CALLING ALL INVENTORS!


 

 

Can you outwit a crafty bear? Are you more cunning than a wily wolf?

 

 

 

Conflicts with humans get bears and wolves into trouble. But innovative product designs help protect people and their property as well as wildlife. Products like bear-resistant coolers and garbage cans, bear spray, fladry, and electrical deterrents all started with someone’s clever idea.

 


Do you have the next GREAT IDEA that would help reduce bear and wolf conflict?

 


The Grizzly & Wolf Discovery Center is hosting

The Kirk Horn Memorial

INVENTOR'S CHALLENGE 

We are CALLING ALL INVENTORS to jump into the grizzly den with their design ideas. The winning applicant will be AWARDED UP TO $10,000 to take their idea to the next step!

 

INTRIGUED? CURIOUS? WANT TO KNOW MORE?

 

INTERESTED?  DETAILS AND ENTRY HERE

 

APPLICATION TIMETABLE

- Shape your ideas for a complete design proposal to be submitted May 1, 2024.

- A panel of experts, including biologists and engineers, will review all Challenge proposals.

- The winning design will be announced July 1, 2024. 

 

The Challenge supports projects that engage diverse communities and integrates equity and inclusion.
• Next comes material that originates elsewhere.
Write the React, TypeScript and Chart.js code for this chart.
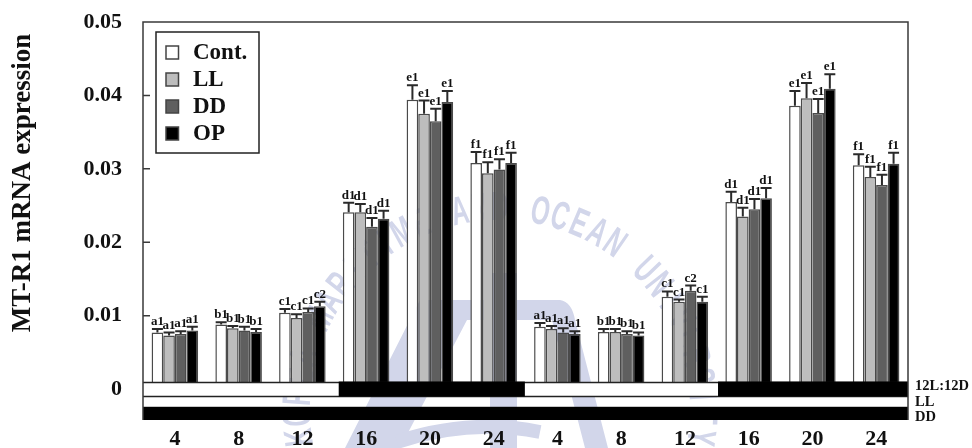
import React, { useEffect, useRef } from "react";
import { Chart, registerables } from "chart.js";

Chart.register(...registerables);

const SERIF = "'Liberation Serif', serif";

const hours = ["4", "8", "12", "16", "20", "24", "4", "8", "12", "16", "20", "24"];
const yTicks = [0, 0.01, 0.02, 0.03, 0.04, 0.05];
const yTitle = "MT-R1 mRNA expression";
const seriesNames = ["Cont.", "LL", "DD", "OP"];
const seriesFill = ["#ffffff", "#bdbdbd", "#5f5f5f", "#000000"];

const cont = [0.0077, 0.0088, 0.0104, 0.0241, 0.0394, 0.0308, 0.0085, 0.0078, 0.0126, 0.0255, 0.0386, 0.0305];
const ll = [0.0073, 0.0083, 0.0097, 0.0241, 0.0375, 0.0294, 0.0082, 0.0078, 0.0119, 0.0235, 0.0396, 0.0289];
const dd = [0.0075, 0.008, 0.0105, 0.0221, 0.0365, 0.0299, 0.0077, 0.0075, 0.0134, 0.0245, 0.0376, 0.0278];
const op = [0.008, 0.0078, 0.0113, 0.0232, 0.0391, 0.0308, 0.0075, 0.0073, 0.0119, 0.026, 0.0409, 0.0307];

const contHigh = [0.0082, 0.0091, 0.0109, 0.0254, 0.0414, 0.0323, 0.009, 0.0082, 0.0133, 0.0269, 0.0406, 0.032];
const llHigh = [0.0077, 0.0086, 0.0102, 0.0252, 0.0393, 0.0309, 0.0086, 0.0082, 0.0122, 0.0247, 0.0417, 0.0303];
const ddHigh = [0.0079, 0.0085, 0.011, 0.0233, 0.0382, 0.0313, 0.0083, 0.0079, 0.0141, 0.0259, 0.0395, 0.0292];
const opHigh = [0.0085, 0.0082, 0.0119, 0.0243, 0.0406, 0.0322, 0.0079, 0.0077, 0.0126, 0.0274, 0.0429, 0.0322];

const contLetters = ["a1", "b1", "c1", "d1", "e1", "f1", "a1", "b1", "c1", "d1", "e1", "f1"];
const llLetters = ["a1", "b1", "c1", "d1", "e1", "f1", "a1", "b1", "c1", "d1", "e1", "f1"];
const ddLetters = ["a1", "b1", "c1", "d1", "e1", "f1", "a1", "b1", "c2", "d1", "e1", "f1"];
const opLetters = ["a1", "b1", "c2", "d1", "e1", "f1", "a1", "b1", "c1", "d1", "e1", "f1"];

// Photoperiod strips: value range on the y scale, then [from, to] in category units.
const darkPhases = [[3.07, 5.99], [9.02, 12]];
const stripTop = 0.0009;
const strip12Bottom = -0.001;
const stripLLBottom = -0.0024;
const stripDDBottom = -0.0042;
const stripNames = ["12L:12D", "LL", "DD"];

const watermarkText = "KOREA MARITIME AND OCEAN UNIVERSITY";

const values = [cont, ll, dd, op];
const highs = [contHigh, llHigh, ddHigh, opHigh];
const letters = [contLetters, llLetters, ddLetters, opLetters];

const WM = "#d2d6ea";
const INK = "#3a3a3a";

const watermark = {
  id: "watermark",
  beforeDraw(chart: any) {
    const { ctx } = chart;
    ctx.save();
    ctx.strokeStyle = WM;
    ctx.fillStyle = WM;
    // arched emblem
    ctx.beginPath();
    ctx.moveTo(345, 448);
    ctx.lineTo(420, 300);
    ctx.lineTo(560, 300);
    ctx.quadraticCurveTo(572, 302, 575, 320);
    ctx.lineTo(608, 448);
    ctx.lineTo(585, 448);
    ctx.lineTo(552, 320);
    ctx.lineTo(467, 320);
    ctx.lineTo(400, 448);
    ctx.closePath();
    ctx.fill();
    ctx.fillRect(490, 273, 27, 175);
    ctx.lineWidth = 14;
    ctx.beginPath();
    ctx.moveTo(397, 442);
    ctx.quadraticCurveTo(470, 418, 540, 432);
    ctx.stroke();
    // arc lettering
    const cx = 500;
    const cy = 410;
    const R = 190;
    const step = (5.75 * Math.PI) / 180;
    const start = -((watermarkText.length - 1) / 2) * step;
    ctx.font = "bold 40px 'Liberation Sans'";
    ctx.textAlign = "center";
    ctx.textBaseline = "alphabetic";
    [...watermarkText].forEach((ch, i) => {
      const a = start + i * step;
      ctx.save();
      ctx.translate(cx + R * Math.sin(a), cy - R * Math.cos(a));
      ctx.rotate(a);
      ctx.scale(0.6, 1);
      ctx.fillText(ch, 0, 0);
      ctx.restore();
    });
    ctx.restore();
  },
};

const overlays = {
  id: "overlays",
  afterDatasetsDraw(chart: any) {
    const { ctx, scales, chartArea } = chart;
    const { x, y } = scales;
    const { left, right, top, bottom } = chartArea;
    const group = x.getPixelForValue(1) - x.getPixelForValue(0);
    const toX = (u: number) => x.getPixelForValue(0) + (u - 0.5) * group;
    ctx.save();

    // error bars and significance letters
    values.forEach((_, s) => {
      const meta = chart.getDatasetMeta(s);
      meta.data.forEach((bar: any, i: number) => {
        const yHigh = y.getPixelForValue(highs[s][i]);
        ctx.strokeStyle = "#2a2a2a";
        ctx.lineWidth = 2;
        ctx.beginPath();
        ctx.moveTo(bar.x, bar.y);
        ctx.lineTo(bar.x, yHigh);
        ctx.moveTo(bar.x - 5.5, yHigh);
        ctx.lineTo(bar.x + 5.5, yHigh);
        ctx.stroke();
        ctx.fillStyle = "#111";
        ctx.font = `bold 13px ${SERIF}`;
        ctx.textAlign = "center";
        ctx.textBaseline = "alphabetic";
        ctx.fillText(letters[s][i], bar.x, yHigh - 4);
      });
    });

    // photoperiod strips
    const y0 = y.getPixelForValue(stripTop);
    const y1 = y.getPixelForValue(strip12Bottom);
    const y2 = y.getPixelForValue(stripLLBottom);
    const y3 = y.getPixelForValue(stripDDBottom);
    ctx.fillStyle = "#ffffff";
    ctx.fillRect(left, y0, right - left, y1 - y0);
    ctx.strokeStyle = "#222";
    ctx.lineWidth = 1.5;
    ctx.beginPath();
    ctx.moveTo(left, y0);
    ctx.lineTo(right, y0);
    ctx.moveTo(left, y1);
    ctx.lineTo(right, y1);
    ctx.stroke();
    ctx.fillStyle = "#000";
    darkPhases.forEach(([a, b]) => {
      ctx.fillRect(toX(a), y0 - 1, toX(b) - toX(a), y1 - y0 + 1);
    });
    ctx.fillRect(left, y2, right - left, y3 - y2);

    // frame and inward ticks
    ctx.strokeStyle = INK;
    ctx.lineWidth = 1.5;
    ctx.beginPath();
    ctx.moveTo(left, bottom);
    ctx.lineTo(left, top);
    ctx.lineTo(right, top);
    ctx.lineTo(right, bottom);
    yTicks.slice(1, -1).forEach((t) => {
      const p = y.getPixelForValue(t);
      ctx.moveTo(left, p);
      ctx.lineTo(left + 7, p);
    });
    ctx.stroke();

    // strip names
    ctx.fillStyle = "#111";
    ctx.font = `bold 14.5px ${SERIF}`;
    ctx.textAlign = "left";
    ctx.textBaseline = "middle";
    [(y0 + y1) / 2 - 3, (y1 + y2) / 2 + 0.5, (y2 + y3) / 2 + 3.5].forEach((p, i) => {
      ctx.fillText(stripNames[i], right + 7, p);
    });

    // legend
    const lx = left + 13;
    const ly = top + 10;
    ctx.fillStyle = "#fff";
    ctx.fillRect(lx, ly, 103, 121);
    ctx.strokeStyle = "#222";
    ctx.lineWidth = 1.5;
    ctx.strokeRect(lx, ly, 103, 121);
    seriesNames.forEach((name, i) => {
      const rowY = ly + 20.5 + i * 27;
      ctx.fillStyle = seriesFill[i];
      ctx.fillRect(lx + 10, rowY - 6.5, 12.5, 13);
      ctx.strokeStyle = "#444";
      ctx.strokeRect(lx + 10, rowY - 6.5, 12.5, 13);
      ctx.fillStyle = "#111";
      ctx.font = `bold 23px ${SERIF}`;
      ctx.textBaseline = "middle";
      ctx.fillText(name, lx + 37, rowY + 1);
    });

    // y axis title
    ctx.save();
    ctx.translate(23, 183);
    ctx.rotate(-Math.PI / 2);
    ctx.fillStyle = "#111";
    ctx.font = `bold 27px ${SERIF}`;
    ctx.textAlign = "center";
    ctx.textBaseline = "middle";
    ctx.fillText(yTitle, 0, 0);
    ctx.restore();

    ctx.restore();
  },
};

export default function App() {
  const ref = useRef<HTMLCanvasElement>(null);
  useEffect(() => {
    document.body.style.margin = "0";
    const chart = new Chart(ref.current as any, {
      type: "bar",
      data: {
        labels: hours,
        datasets: values.map((v, s) => ({
          label: seriesNames[s],
          data: v,
          backgroundColor: seriesFill[s],
          borderColor: "#4a4a4a",
          borderWidth: 1.5,
          categoryPercentage: 0.73,
          barPercentage: 1,
        })),
      },
      plugins: [watermark, overlays],
      options: {
        animation: false,
        responsive: false,
        layout: { padding: { top: 22, right: 64, left: 0, bottom: 0 } },
        plugins: { legend: { display: false }, tooltip: { enabled: false } },
        scales: {
          x: {
            grid: { display: false, drawTicks: false },
            border: { display: false },
            ticks: {
              color: "#111",
              padding: 6,
              maxRotation: 0,
              autoSkip: false,
              font: { family: SERIF, weight: "bold", size: 22 },
            },
            afterFit: (s: any) => {
              s.height = 28;
              s.paddingLeft = 0;
              s.paddingRight = 0;
            },
          },
          y: {
            min: -0.0042,
            max: 0.05,
            grid: { display: false, drawTicks: false },
            border: { display: false },
            afterBuildTicks: (s: any) => {
              s.ticks = yTicks.map((value) => ({ value }));
            },
            ticks: {
              color: "#111",
              padding: 21,
              font: { family: SERIF, weight: "bold", size: 22 },
              callback: (v: any) => String(v),
            },
            afterFit: (s: any) => {
              s.width = 143;
              s.paddingTop = 0;
              s.paddingBottom = 0;
            },
          },
        },
      } as any,
    });
    return () => chart.destroy();
  }, []);
  return (
    <div style={{ width: 972, height: 448, background: "#fff" }}>
      <canvas ref={ref} width={972} height={448} style={{ display: "block" }} />
    </div>
  );
}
Every inventor’s intellectual property is protected and the GWDC or its Board will not own any rights, titles, liabilities, or financial interests in its future development.

The Inventor’s Challenge is dedicated to the memory of Kirk Horn, a career wildlife biologist, educator, and dedicated supporter of the Grizzly and Wolf Discovery Center. His interest in the GWDC dates to its inception when Kirk served as Director of Wildlife and Fisheries for the USDA Forest Service Northern Region in Missoula, MT. In 1989, Kirk organized an annual grizzly bear management class for agency managers at Lamar Station in Yellowstone National Park, and this week-long class always included a visit to GWDC. After Kirk and his wife Beth both retired from the Forest Service in 1999, they moved to Hebgen Lake near the GWDC to enjoy the wildlife and outdoor recreation they so loved, especially during the region’s deep winters.

Kirk joined the GWDC Board of Directors in 2012 and subsequently served as Board President to 2018. During his tenure, Kirk was instrumental in bringing the GWDC Riparian Center to completion. Kirk passed in 2019 and is greatly missed by the GWDC and all who knew him. Yet Kirk’s passion for wildlife and conservation endures through the many programs and organizations he worked with during his career and retirement, and the many people he taught and inspired.

We are sure Kirk would be excited to see the new and innovative ideas proposed for the Inventor’s Challenge to reduce conflicts between people and bears or wolves.